Hey kids, I’m on a cleaning bender lately. Yesterday I cleaned out my work email folders, this morning I’ve been working on unsubscribing from every piece of junk mail that I can in my personal email, and now I’m cleaning out my Google Drive. This is a gem I found stashed in there. Enjoy.

Here’s the scoop kids – I’m a fat, 38 year old woman who lives in the Midwest.  I’ve been married 3 times now.  No kids.  I’m officially feeling old as dirt because the youth of today is just fucking insane.  I also feel old because some of the people I graduated high school with have had their own kids graduate high school this year.  Are you fucking kidding me?  What happened to being 21 and partying all weekend long?  Oh, right – maturity and debt.

Anyway, the youth of today has no real style or panache.  They’re obnoxious and rude.  They have no taste in clothing or music, they probably don’t know what art is, and they seriously don’t get the value of hard work.  I say ship the lot of them to Siberia and let them freeze to death.
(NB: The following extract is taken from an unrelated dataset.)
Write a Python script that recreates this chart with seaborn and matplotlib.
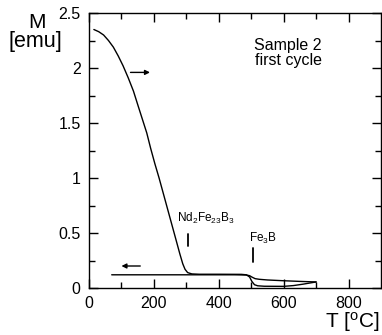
import matplotlib
matplotlib.use("Agg")
import matplotlib.pyplot as plt
import seaborn as sns
import pandas as pd

# Thermomagnetic curve, sample 2, first cycle
heat_T = [15, 30, 45, 60, 75, 90, 105, 121, 137, 152, 165, 178, 190, 203,
          216, 229, 242, 255, 268, 280, 289, 296, 304, 317, 340,
          400, 470, 485, 495, 502, 510, 520, 540, 600, 630, 660, 700]
heat_M = [2.35, 2.33, 2.30, 2.25, 2.19, 2.11, 2.02, 1.91, 1.79, 1.65, 1.53,
          1.41, 1.27, 1.13, 1.00, 0.86, 0.72, 0.58, 0.44, 0.31, 0.22, 0.17,
          0.14, 0.128, 0.125,
          0.125, 0.124, 0.12, 0.10, 0.06, 0.03, 0.02, 0.016, 0.015, 0.022,
          0.035, 0.055]
cool_T = [700, 650, 600, 550, 525, 512, 503, 495, 485, 450, 300, 200, 100, 70]
cool_M = [0.055, 0.06, 0.066, 0.073, 0.079, 0.085, 0.098, 0.112, 0.118,
          0.12, 0.12, 0.12, 0.12, 0.12]

x_ticks = [0, 200, 400, 600, 800]
y_ticks = [0, 0.5, 1, 1.5, 2, 2.5]
y_tick_labels = ["0", "0.5", "1", "1.5", "2", "2.5"]

sns.set_theme(style="ticks")
plt.rcParams["font.family"] = ["Liberation Sans", "DejaVu Sans"]
plt.rcParams["mathtext.default"] = "regular"

W, H = 382, 335
fig = plt.figure(figsize=(W / 100, H / 100), dpi=100)
ax = fig.add_axes([89 / W, 47 / H, 292 / W, 275 / H])

heat = pd.DataFrame({"T": heat_T, "M": heat_M})
cool = pd.DataFrame({"T": cool_T, "M": cool_M})
sns.lineplot(data=heat, x="T", y="M", sort=False, color="black", lw=1.0, ax=ax)
sns.lineplot(data=cool, x="T", y="M", sort=False, color="black", lw=1.0, ax=ax)

ax.set_xlim(0, 900)
ax.set_ylim(0, 2.5)
ax.set_xticks(x_ticks)
ax.set_yticks(y_ticks)
ax.set_yticklabels(y_tick_labels)
ax.set_xticks(range(100, 900, 200), minor=True)
ax.set_yticks([0.25, 0.75, 1.25, 1.75, 2.25], minor=True)
ax.tick_params(which="both", direction="in", top=True, right=True,
               color="black", width=1.0, labelsize=11.5, labelcolor="black")
ax.tick_params(which="major", length=6.5, pad=6)
ax.tick_params(which="minor", length=4.3)
ax.set_xlabel("")
ax.set_ylabel("")
for s in ax.spines.values():
    s.set_color("black")
    s.set_linewidth(1.0)

# direction arrows
ax.annotate("", xy=(188, 1.96), xytext=(128, 1.96),
            arrowprops=dict(arrowstyle="-|>", color="black", lw=1.0,
                            mutation_scale=7, shrinkA=0, shrinkB=0))
ax.annotate("", xy=(100, 0.20), xytext=(158, 0.20),
            arrowprops=dict(arrowstyle="-|>", color="black", lw=1.0,
                            mutation_scale=7, shrinkA=0, shrinkB=0))

# phase markers
ax.plot([306, 306], [0.38, 0.49], color="black", lw=1.3)
ax.text(272, 0.60, r"Nd$_2$Fe$_{23}$B$_3$", fontsize=8.5, ha="left",
        va="baseline", color="black")
ax.plot([507, 507], [0.24, 0.36], color="black", lw=1.3)
ax.text(494, 0.42, r"Fe$_3$B", fontsize=8.5, ha="left", va="baseline",
        color="black")

ax.text(614, 2.14, "Sample 2\nfirst cycle", fontsize=11.5, ha="center",
        va="center", color="black", linespacing=1.0)

# axis titles
fig.text(28 / W, 1 - 28 / H, "M", fontsize=15, ha="left", va="baseline",
         color="black")
fig.text(9 / W, 1 - 47 / H, "[emu]", fontsize=15.5, ha="left",
         va="baseline", color="black")
fig.text(380 / W, 1 - 328 / H, r"T [$^{o}$C]", fontsize=15, ha="right",
         va="baseline", color="black")

fig.savefig("out.png", dpi=100, facecolor="white")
Can someone please explain to me why all of these little shits insist on listening to their crappy music at ear splitting volume?  Turning it up full blast does not make One Direction any easier to listen to.  And that bullshit with all the fucking bass – get over it already.  You’re supposed to “feel” music as a stirring inside your soul, not as a physical sensation being caused by ridiculous sound waves.  There’s a reason the military spent time and money investigating the potential use of sonic weaponry.

I swear to all that is holy, the next time I see a dude with his pants “sagging” I’m going to help him out.  By pulling them down the rest of the way.  You want the ladies to have a sneak peek of what they’re missing – just fucking show them already.  Your tiny little prick isn’t going to make any better impression than that 3 inches of dirty drawers you’ve got showing.

I’m working on my second Master’s degree right now.  (Yes, that means I’ll have TWO.)  The class I’m taking has undergrads in it.  There’s a kid that has yet to turn in any work and we’re already halfway through the term.  He keeps telling the prof that he’ll “get to it.”  Dude, you’re PAYING for this shit – get your fucking money’s worth out of it.  Or perhaps his mommy and daddy are paying, hard to say.

But one of these days they’ll learn.  The nights of partying will result in permanent liver damage.  Lovers will come and go.  The ability to hear normal conversations will fade.  They’ll develop a permanent shuffle from not being able to walk properly since the crotch of their pants is hanging at their knees.  And then, in the quiet hours before my 4pm dinner at the nursing home, I’ll laugh.